TASK DESCRIPTION: Scan the data below. Pull out each line where "this" occurs.

== RAW RECORDS

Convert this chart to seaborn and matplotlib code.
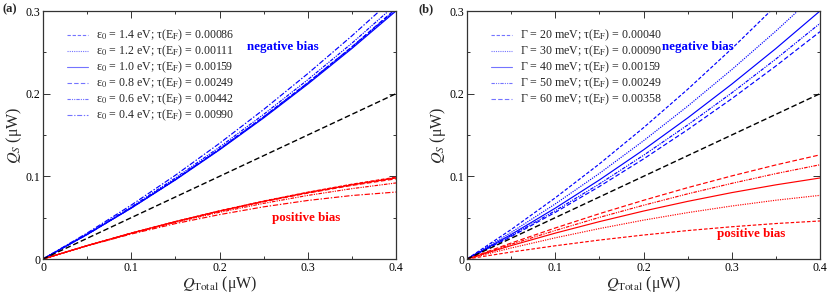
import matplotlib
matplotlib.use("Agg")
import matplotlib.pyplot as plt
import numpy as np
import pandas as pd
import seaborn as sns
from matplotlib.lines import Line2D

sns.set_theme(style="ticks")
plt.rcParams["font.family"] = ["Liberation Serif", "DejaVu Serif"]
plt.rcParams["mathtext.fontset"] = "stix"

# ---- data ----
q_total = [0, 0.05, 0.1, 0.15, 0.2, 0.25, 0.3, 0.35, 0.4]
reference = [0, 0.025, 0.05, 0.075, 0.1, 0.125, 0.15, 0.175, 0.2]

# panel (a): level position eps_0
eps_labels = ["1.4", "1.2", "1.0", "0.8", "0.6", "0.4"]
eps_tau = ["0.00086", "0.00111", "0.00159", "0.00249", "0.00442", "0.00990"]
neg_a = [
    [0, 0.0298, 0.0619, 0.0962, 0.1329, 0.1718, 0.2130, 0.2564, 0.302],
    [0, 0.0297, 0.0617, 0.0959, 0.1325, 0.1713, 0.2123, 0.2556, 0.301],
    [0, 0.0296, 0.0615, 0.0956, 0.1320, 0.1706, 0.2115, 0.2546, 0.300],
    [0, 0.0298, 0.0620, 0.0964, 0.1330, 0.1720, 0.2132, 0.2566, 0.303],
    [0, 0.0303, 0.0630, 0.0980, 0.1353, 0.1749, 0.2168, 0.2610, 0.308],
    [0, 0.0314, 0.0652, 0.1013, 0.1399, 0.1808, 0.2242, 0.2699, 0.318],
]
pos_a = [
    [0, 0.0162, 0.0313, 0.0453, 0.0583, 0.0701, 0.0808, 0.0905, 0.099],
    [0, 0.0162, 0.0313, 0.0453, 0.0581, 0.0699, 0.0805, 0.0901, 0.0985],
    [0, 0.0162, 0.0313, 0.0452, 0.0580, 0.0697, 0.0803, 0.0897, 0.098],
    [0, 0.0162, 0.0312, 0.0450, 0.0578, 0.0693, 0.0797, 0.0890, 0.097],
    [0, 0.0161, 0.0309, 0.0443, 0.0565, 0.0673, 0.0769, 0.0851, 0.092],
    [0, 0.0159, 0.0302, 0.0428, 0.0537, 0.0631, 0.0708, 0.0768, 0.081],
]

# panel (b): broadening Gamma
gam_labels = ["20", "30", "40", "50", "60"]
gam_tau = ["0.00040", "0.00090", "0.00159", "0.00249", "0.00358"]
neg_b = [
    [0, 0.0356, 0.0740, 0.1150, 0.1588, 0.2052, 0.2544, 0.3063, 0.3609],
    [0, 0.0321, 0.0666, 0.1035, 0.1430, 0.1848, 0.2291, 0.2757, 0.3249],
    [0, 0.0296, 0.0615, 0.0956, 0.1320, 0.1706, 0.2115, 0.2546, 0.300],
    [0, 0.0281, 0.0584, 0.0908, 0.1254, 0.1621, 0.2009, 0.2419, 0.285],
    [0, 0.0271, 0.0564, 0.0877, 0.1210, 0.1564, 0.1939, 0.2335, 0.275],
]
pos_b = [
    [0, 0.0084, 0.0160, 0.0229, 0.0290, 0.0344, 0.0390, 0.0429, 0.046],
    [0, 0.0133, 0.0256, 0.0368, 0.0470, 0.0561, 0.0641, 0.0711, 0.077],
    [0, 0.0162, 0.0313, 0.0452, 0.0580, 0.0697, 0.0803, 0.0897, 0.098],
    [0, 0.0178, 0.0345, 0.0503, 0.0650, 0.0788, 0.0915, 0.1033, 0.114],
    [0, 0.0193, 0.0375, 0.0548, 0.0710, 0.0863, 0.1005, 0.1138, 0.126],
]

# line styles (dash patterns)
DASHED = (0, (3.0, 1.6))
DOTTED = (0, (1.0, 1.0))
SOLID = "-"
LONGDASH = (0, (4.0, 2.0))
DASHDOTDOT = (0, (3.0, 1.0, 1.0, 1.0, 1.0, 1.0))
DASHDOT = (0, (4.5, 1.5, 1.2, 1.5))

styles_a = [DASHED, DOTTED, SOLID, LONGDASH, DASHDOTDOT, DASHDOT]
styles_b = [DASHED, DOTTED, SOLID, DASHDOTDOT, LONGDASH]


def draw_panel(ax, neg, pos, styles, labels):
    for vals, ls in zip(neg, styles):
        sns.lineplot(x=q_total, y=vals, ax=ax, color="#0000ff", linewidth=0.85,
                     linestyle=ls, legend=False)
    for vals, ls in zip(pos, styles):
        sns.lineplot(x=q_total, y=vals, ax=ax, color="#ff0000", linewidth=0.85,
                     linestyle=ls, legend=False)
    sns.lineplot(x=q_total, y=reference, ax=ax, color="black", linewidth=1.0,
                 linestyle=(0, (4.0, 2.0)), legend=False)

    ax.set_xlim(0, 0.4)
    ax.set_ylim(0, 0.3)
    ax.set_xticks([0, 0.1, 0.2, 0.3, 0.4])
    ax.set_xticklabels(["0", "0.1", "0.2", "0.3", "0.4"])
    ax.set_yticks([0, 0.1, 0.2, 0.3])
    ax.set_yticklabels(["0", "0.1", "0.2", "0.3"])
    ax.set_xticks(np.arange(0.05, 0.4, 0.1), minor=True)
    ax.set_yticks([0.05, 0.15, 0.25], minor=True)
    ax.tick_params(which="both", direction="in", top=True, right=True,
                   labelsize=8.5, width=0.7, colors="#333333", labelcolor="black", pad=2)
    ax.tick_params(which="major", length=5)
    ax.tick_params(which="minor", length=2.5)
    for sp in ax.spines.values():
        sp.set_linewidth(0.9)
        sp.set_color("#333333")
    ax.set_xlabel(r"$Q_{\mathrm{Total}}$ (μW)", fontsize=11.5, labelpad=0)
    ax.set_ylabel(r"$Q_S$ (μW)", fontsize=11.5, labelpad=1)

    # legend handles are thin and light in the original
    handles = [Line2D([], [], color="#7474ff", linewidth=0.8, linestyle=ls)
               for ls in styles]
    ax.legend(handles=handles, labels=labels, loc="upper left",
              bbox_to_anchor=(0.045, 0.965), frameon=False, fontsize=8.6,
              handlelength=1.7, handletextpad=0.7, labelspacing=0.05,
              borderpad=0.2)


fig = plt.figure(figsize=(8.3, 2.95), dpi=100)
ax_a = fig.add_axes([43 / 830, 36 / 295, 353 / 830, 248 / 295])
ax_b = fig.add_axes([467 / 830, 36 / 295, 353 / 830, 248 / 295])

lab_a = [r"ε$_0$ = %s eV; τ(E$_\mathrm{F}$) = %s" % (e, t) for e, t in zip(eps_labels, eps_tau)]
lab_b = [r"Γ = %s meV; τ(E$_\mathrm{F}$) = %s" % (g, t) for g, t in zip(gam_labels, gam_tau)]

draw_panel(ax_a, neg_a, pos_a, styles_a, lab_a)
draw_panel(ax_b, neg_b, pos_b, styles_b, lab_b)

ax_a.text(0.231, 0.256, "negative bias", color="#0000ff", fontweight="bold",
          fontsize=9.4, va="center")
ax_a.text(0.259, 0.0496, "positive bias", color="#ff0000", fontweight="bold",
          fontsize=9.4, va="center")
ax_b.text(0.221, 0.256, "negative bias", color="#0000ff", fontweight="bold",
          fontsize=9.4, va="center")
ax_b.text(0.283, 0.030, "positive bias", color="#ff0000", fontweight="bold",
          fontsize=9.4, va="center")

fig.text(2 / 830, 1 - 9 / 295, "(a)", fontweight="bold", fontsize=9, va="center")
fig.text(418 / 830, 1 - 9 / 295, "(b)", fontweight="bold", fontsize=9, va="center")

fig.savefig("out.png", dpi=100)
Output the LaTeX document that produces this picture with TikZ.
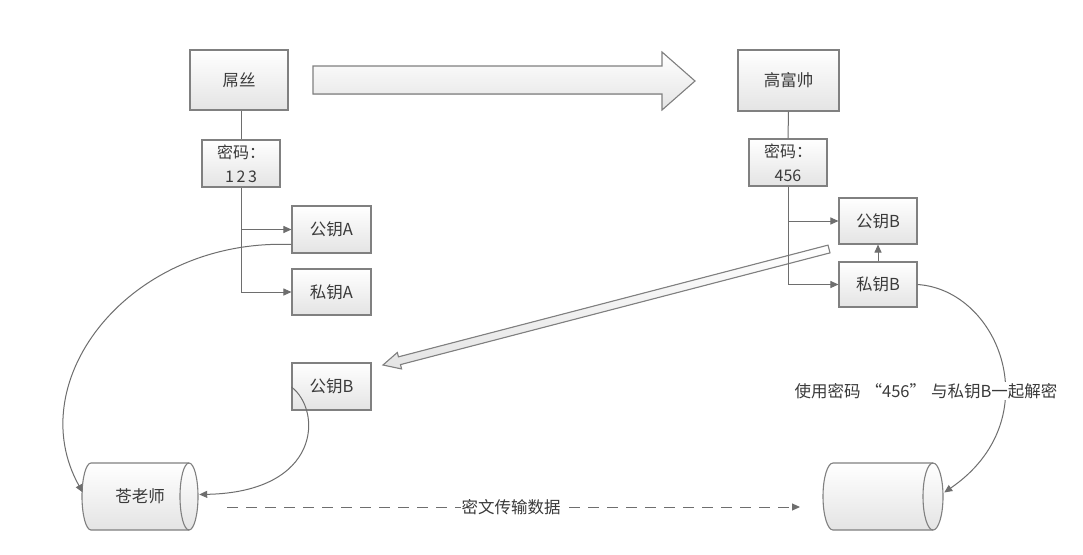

====

FINISHED EXERCISE:
Convert this chart to seaborn and matplotlib code.
Output the LaTeX document that produces this picture with TikZ.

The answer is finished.